DynamicSupervisor not restarting child: why?


I’m writing my own toy implementation of a worker pool manager for learning purposes.

I do have one remaining issue (or at least only one I’ve identified :stuck_out_tongue:): when creating a new pool, a dynamic supervisor is used to start another (normal) supervisor that sits above all processes related to that pool. If I kill this supervisor, it doesn’t get restarted. Instead I get an error like

08:39:40.848 [error] GenServer #PID<0.4648.0> terminating
** (stop) killed
Last message: {:EXIT, #PID<0.4647.0>, :killed}
State: %PoolToy.PoolMan.State{idle_overflow: [], monitors: :"monitors_#PID<0.4648.0>", overflow: 0, overflow_max: 0, overflow_ttl: 0, overflow_ttl_timer: nil, size: 2, spec: PoolToy.Worker, sup: #PID<0.4647.0>, waiting: {[], []}, worker_sup: #PID<0.4649.0>, workers: [#PID<0.4652.0>, #PID<0.4651.0>]}
08:39:40.849 [error] GenServer #PID<0.4649.0> terminating
** (stop) killed
Last message: {:EXIT, #PID<0.4647.0>, :killed}
State: %DynamicSupervisor{args: [], children: %{#PID<0.4651.0> => {{PoolToy.Worker, :start_link, :undefined}, :temporary, 5000, :worker, [PoolToy.Worker]}, #PID<0.4652.0> => {{PoolToy.Worker, :start_link, :undefined}, :temporary, 5000, :worker, [PoolToy.Worker]}}, dynamic: 2, extra_arguments: [], max_children: :infinity, max_restarts: 3, max_seconds: 5, mod: PoolToy.WorkerSup, name: {#PID<0.4649.0>, PoolToy.WorkerSup}, restarts: [], strategy: :one_for_one}

I don’t know what code would be relevant to include here, so I’ve pushed the current state to github: https://github.com/davidsulc/pool_toy You can download the code from https://github.com/davidsulc/pool_toy/archive/master.zip

Here are the steps to reproduce the issue (within the pool_toy directory):

# start the app
iex -S mix

# start a pool named :pool_a with 2 workers
iex> PoolToy.start_pool(PoolToy.Worker, 2, name: :pool_a)

# start the observer
iex> :observer.start

Within the applications tab of the observer, right click on the direct child of the named Elixir.PoolToy.PoolsSup process (which will have no name, just a pid) and kill it. I would expect the process to get restarted by the Elixir.PoolToy.PoolsSup dynamic supervisor but that’s not the case. Why?

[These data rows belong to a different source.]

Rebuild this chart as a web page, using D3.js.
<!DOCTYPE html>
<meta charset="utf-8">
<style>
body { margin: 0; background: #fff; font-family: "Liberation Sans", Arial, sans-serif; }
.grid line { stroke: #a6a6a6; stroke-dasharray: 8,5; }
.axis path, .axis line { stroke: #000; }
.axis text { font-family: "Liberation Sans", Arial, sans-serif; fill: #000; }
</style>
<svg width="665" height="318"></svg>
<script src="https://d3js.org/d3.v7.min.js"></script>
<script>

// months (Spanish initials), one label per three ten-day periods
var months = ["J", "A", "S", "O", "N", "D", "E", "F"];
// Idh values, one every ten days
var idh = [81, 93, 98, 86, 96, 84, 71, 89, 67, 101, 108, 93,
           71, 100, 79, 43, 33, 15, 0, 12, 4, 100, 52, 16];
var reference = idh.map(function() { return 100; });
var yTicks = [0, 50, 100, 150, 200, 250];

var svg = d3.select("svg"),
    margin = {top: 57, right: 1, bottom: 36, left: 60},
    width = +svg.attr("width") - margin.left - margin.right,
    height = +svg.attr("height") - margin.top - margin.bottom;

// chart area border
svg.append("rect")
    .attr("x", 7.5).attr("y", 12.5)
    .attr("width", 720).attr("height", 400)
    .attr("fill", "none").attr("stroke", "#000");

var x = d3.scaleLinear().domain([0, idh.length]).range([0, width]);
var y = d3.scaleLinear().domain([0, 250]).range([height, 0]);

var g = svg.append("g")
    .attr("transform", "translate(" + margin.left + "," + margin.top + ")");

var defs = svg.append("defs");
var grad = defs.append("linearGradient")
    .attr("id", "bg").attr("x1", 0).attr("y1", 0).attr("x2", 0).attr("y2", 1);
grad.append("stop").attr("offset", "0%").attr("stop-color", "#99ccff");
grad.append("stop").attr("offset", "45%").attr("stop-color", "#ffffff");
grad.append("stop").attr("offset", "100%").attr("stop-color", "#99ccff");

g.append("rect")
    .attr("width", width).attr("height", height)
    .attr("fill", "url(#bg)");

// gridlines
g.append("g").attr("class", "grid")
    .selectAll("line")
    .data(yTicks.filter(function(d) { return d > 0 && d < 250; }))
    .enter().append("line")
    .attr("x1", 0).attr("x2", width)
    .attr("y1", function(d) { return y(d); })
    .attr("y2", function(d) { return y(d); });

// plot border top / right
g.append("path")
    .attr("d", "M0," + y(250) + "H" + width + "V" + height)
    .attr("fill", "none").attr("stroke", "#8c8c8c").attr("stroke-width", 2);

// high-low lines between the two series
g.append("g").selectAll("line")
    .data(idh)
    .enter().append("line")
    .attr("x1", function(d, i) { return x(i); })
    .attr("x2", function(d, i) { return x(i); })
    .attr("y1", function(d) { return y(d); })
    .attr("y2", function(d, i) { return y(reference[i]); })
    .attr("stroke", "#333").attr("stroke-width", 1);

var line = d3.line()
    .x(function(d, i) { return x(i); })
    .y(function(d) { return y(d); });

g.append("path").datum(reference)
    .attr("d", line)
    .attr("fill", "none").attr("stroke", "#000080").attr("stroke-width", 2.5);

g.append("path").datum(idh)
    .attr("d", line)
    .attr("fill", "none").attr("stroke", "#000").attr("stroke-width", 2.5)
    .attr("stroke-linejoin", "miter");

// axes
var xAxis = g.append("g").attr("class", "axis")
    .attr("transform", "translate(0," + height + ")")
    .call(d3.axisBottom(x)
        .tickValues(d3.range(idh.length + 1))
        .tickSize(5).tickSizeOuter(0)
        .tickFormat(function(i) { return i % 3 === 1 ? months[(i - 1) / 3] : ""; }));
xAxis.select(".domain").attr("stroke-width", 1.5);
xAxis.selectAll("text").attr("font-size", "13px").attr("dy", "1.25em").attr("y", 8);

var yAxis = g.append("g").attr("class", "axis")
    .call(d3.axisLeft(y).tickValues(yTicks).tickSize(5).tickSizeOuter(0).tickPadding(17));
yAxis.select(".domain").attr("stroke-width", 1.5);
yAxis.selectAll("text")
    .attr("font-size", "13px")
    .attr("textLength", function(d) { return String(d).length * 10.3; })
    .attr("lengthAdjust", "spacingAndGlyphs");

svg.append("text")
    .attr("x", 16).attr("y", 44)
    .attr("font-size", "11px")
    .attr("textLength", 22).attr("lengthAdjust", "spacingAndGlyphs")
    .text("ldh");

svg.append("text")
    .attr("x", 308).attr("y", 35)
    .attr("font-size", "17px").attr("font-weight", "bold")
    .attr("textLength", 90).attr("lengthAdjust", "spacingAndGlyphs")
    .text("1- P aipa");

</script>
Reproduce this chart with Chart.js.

Your restart strategy is :temporary which means it won’t be restarted even if it fails. Take a look at this: https://hexdocs.pm/elixir/Supervisor.Spec.html#module-restart-values-restart to know which restart strategy you should use.

1 Like

The dynamic supervisor should be as dumb as possible.

If You are still following poolboy example, there is a GenServer that use a single_one_for_one supervisor for starting temporary worker. This GenServer is linked to those temporary workers, and thus knows when they are dying. It can take appropriate measure…

With the Dynamic supervisor scenario, it would be a GenServer, starting workers processes, through a dynamic supervisor… and linking each worker process.

Workers are temporary in poolboy, because they are not restarted from the supervisor, even if in your case workers are also supervisors

Having cleared my head, @minhajuddin put me on the right track: I got confused between the restart strategy given to the use macro and the restart strategy given to the init function of the Supervisor/DynamicSupervisor modules…

Of course, the value given to use does NOT determine how/if children are restarted, but determines the module’s own restart strategy as it’s used to create the module’s child spec. The restart value given to init on the other hand determines how/if the supervisor’s children are restarted. Confusing the two was the cause of my downfall :stuck_out_tongue:

Thanks @minhajuddin and @kokolegorille for your help!